What you call me? Black male adult film star sues over white co-star’s N-word usage

It goes down on the porn movie sets, but there’s one thing Black adult film star Maurice McKnight is not having: co-stars calling him racial slurs in the middle of, well, all that action.

Black porn star Maurice McKnight filed a lawsuit against DF Productions Inc. on Thursday, accusing a white female co-star of calling him the N-word without consent twice while filming an online porn video for Dogfart Network.

When director James Champ asked for McKnight’s consent to being called the N-word while filming a scene, he says he responded, “No, I don’t like the word,” according to BuzzFeed News.

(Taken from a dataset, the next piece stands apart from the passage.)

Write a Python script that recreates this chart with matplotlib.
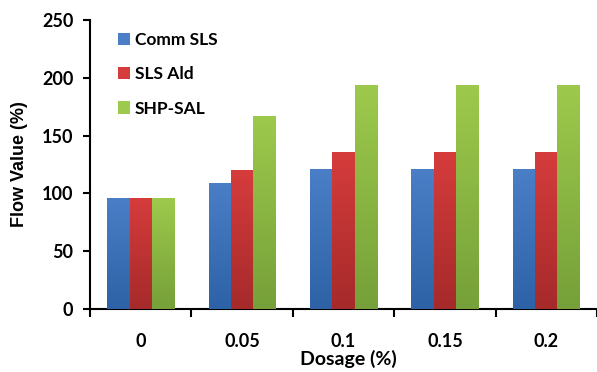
import matplotlib.pyplot as plt
import numpy as np
from matplotlib.colors import LinearSegmentedColormap
from matplotlib.patches import Patch

dosage = ["0", "0.05", "0.1", "0.15", "0.2"]
comm_sls = [96, 109, 121, 121, 121]
sls_ald = [96, 120, 136, 136, 136]
shp_sal = [96, 167, 194, 194, 194]

series = [
    ("Comm SLS", comm_sls, "#4a7fc7", "#2d62a6"),
    ("SLS Ald", sls_ald, "#d63c3c", "#a62a2a"),
    ("SHP-SAL", shp_sal, "#9dca4c", "#76a039"),
]

fig = plt.figure(figsize=(5.97, 3.72), dpi=100)
ax = fig.add_axes([0.1508, 0.1694, 0.8492, 0.7769])

x = np.arange(len(dosage))
width = 0.22
grad = np.linspace(0, 1, 256).reshape(-1, 1)

handles = []
for i, (name, vals, top, bottom) in enumerate(series):
    offs = (i - 1) * width
    bars = ax.bar(x + offs, vals, width, color=top, linewidth=0, zorder=2)
    cmap = LinearSegmentedColormap.from_list(name, [bottom, top])
    # vertical shading inside each bar
    for b in bars:
        x0, y0 = b.get_x(), b.get_y()
        im = ax.imshow(grad, cmap=cmap, aspect="auto", origin="lower",
                       extent=(x0, x0 + b.get_width(), y0, y0 + b.get_height()),
                       zorder=3)
        im.set_clip_path(b)
    handles.append(Patch(facecolor=top, label=name))

ax.set_xlim(-0.5, len(dosage) - 0.5)
ax.set_ylim(0, 250)
ax.set_yticks(range(0, 251, 50))

ax.set_xticks(x)
ax.set_xticklabels(dosage)
ax.set_xticks(np.arange(-0.5, len(dosage), 1), minor=True)
ax.tick_params(axis="x", which="major", length=0, pad=17)
ax.tick_params(axis="x", which="minor", length=6, width=1.5, direction="out")
ax.tick_params(axis="y", length=5, width=1.5, direction="out", pad=7)

for lab in ax.get_xticklabels() + ax.get_yticklabels():
    lab.set_fontfamily("Lato")
    lab.set_fontweight("bold")
    lab.set_fontsize(13)

for s in ["top", "right"]:
    ax.spines[s].set_visible(False)
for s in ["left", "bottom"]:
    ax.spines[s].set_linewidth(1.5)

ax.set_ylabel("Flow Value (%)", fontfamily="Liberation Sans", fontweight="bold", fontsize=13)
ax.yaxis.set_label_coords(-0.122, 0.5)
ax.set_xlabel("Dosage (%)", fontfamily="Lato", fontweight="bold", fontsize=14)
ax.xaxis.set_label_coords(0.509, -0.143)

ax.legend(handles=handles, loc="upper left", bbox_to_anchor=(0.025, 1.012),
          frameon=False, handlelength=0.7, handleheight=0.7, handletextpad=0.25,
          labelspacing=1.05, prop={"family": "Lato", "weight": "bold", "size": 12.5})

fig.savefig("out.png", dpi=100)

McKnight, who performs under the name of Moe the Monster, said Champ insisted on using the n-word since fans enjoy hearing it during porn.

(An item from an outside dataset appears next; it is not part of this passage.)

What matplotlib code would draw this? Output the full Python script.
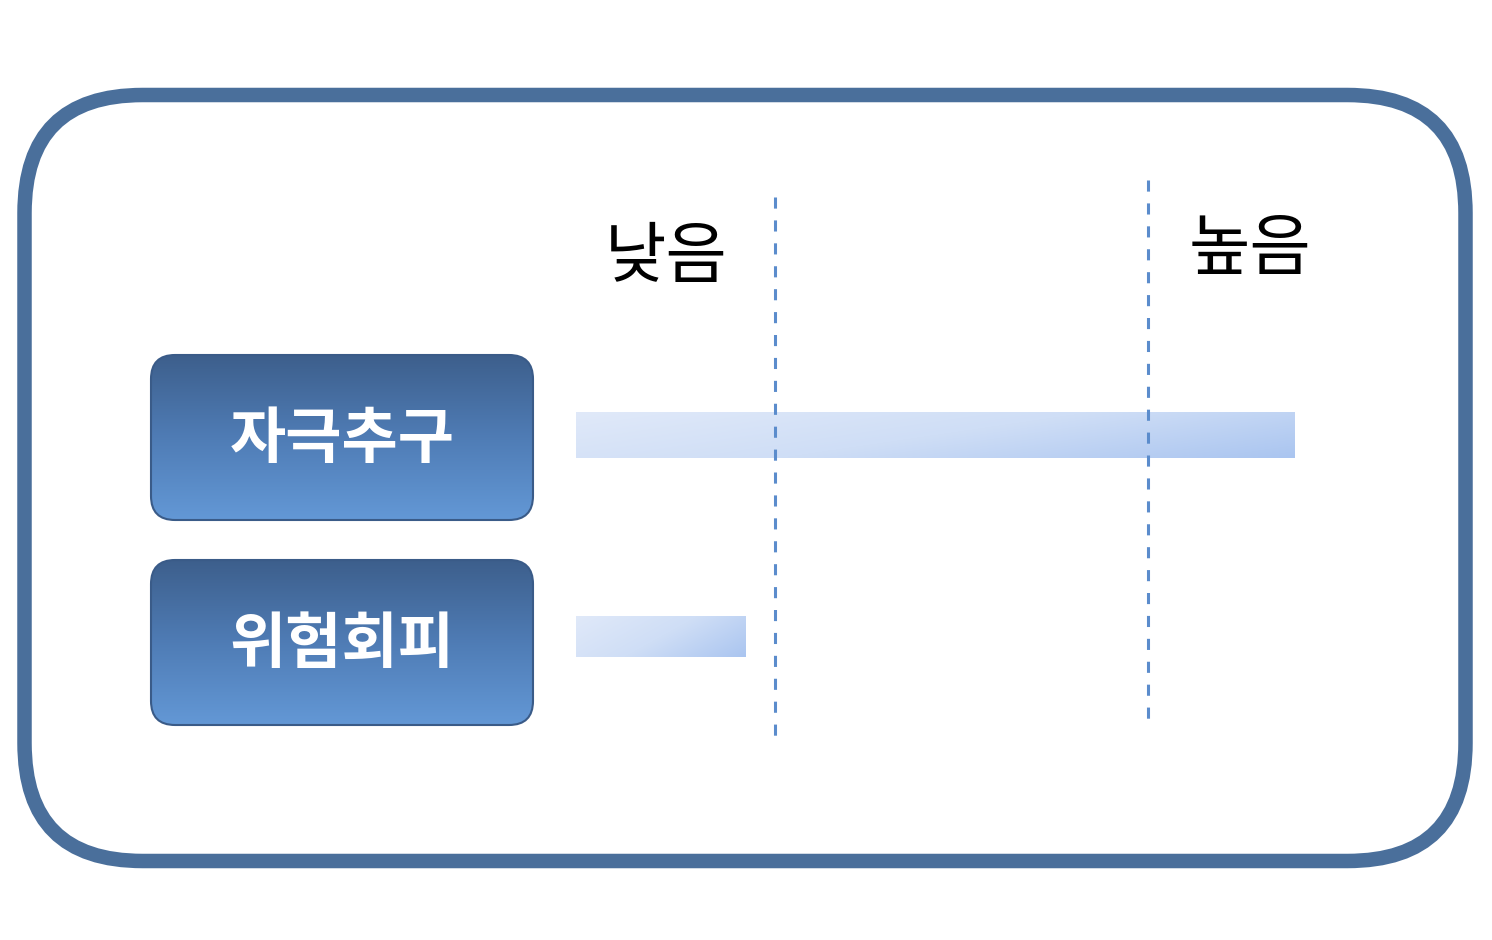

Despite repeating that he did not approve and was not giving consent, McKnight claims that Champ mentioned the following day that his white female co-star, Deborah Hinkle, was OK with saying the word.

“I said, ‘I don’t care if she’s OK with it — I don’t like that word and I’m not down with it,'” said McKnight, who claimed that Hinkle stood next to the director during both instances.

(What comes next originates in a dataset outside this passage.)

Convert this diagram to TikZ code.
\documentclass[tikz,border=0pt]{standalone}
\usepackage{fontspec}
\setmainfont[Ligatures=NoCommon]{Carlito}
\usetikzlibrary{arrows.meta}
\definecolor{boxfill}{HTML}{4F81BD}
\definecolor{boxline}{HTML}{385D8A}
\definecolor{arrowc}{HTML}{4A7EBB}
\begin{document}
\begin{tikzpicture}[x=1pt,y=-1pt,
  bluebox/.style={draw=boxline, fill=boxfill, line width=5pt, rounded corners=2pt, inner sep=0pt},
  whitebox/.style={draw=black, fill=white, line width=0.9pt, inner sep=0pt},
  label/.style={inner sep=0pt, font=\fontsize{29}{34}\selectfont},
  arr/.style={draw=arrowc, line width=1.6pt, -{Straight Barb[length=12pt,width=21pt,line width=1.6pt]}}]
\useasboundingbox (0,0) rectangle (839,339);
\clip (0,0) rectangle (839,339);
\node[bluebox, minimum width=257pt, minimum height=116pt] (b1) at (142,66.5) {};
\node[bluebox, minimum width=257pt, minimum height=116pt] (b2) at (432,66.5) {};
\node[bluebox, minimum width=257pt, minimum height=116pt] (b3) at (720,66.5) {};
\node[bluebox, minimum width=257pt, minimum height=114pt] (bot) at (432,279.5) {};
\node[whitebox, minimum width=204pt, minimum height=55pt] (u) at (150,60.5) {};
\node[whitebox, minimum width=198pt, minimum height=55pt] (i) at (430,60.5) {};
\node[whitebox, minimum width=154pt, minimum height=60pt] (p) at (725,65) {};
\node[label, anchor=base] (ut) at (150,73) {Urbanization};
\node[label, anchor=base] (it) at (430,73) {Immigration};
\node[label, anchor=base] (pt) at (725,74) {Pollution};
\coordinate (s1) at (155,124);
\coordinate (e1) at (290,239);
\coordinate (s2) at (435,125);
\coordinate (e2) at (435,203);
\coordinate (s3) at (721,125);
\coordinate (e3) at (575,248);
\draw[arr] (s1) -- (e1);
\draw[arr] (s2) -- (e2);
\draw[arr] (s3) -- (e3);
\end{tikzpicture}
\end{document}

During the film’s final scene, Hinkle, whose stage name is Ryan Conner, can be heard saying it twice in the middle of a highly-sexual demand.

Lawyer Dan Gilleon, who is representing McKnight, told the New York Daily News: “The use of the N-word in the workplace is considered by courts, and our society, as the most offensive racial slur imaginable. It embodies the evil of racism.”

McKnight also alleges that DF Productions promised to edit out the N-word from the scene, and accuses the company of targeting “racist viewers” by enticing them “into paying DFI money in exchange for the right to view racist adult films.”

The filming took place on July 12, 2017, and it was sold online in December 2017.

McKnight points out that Black porn stars regularly face racism and discrimination within the adult film industry.

“I want that word and those types of stigmas to be eliminated from the adult industry,” he said.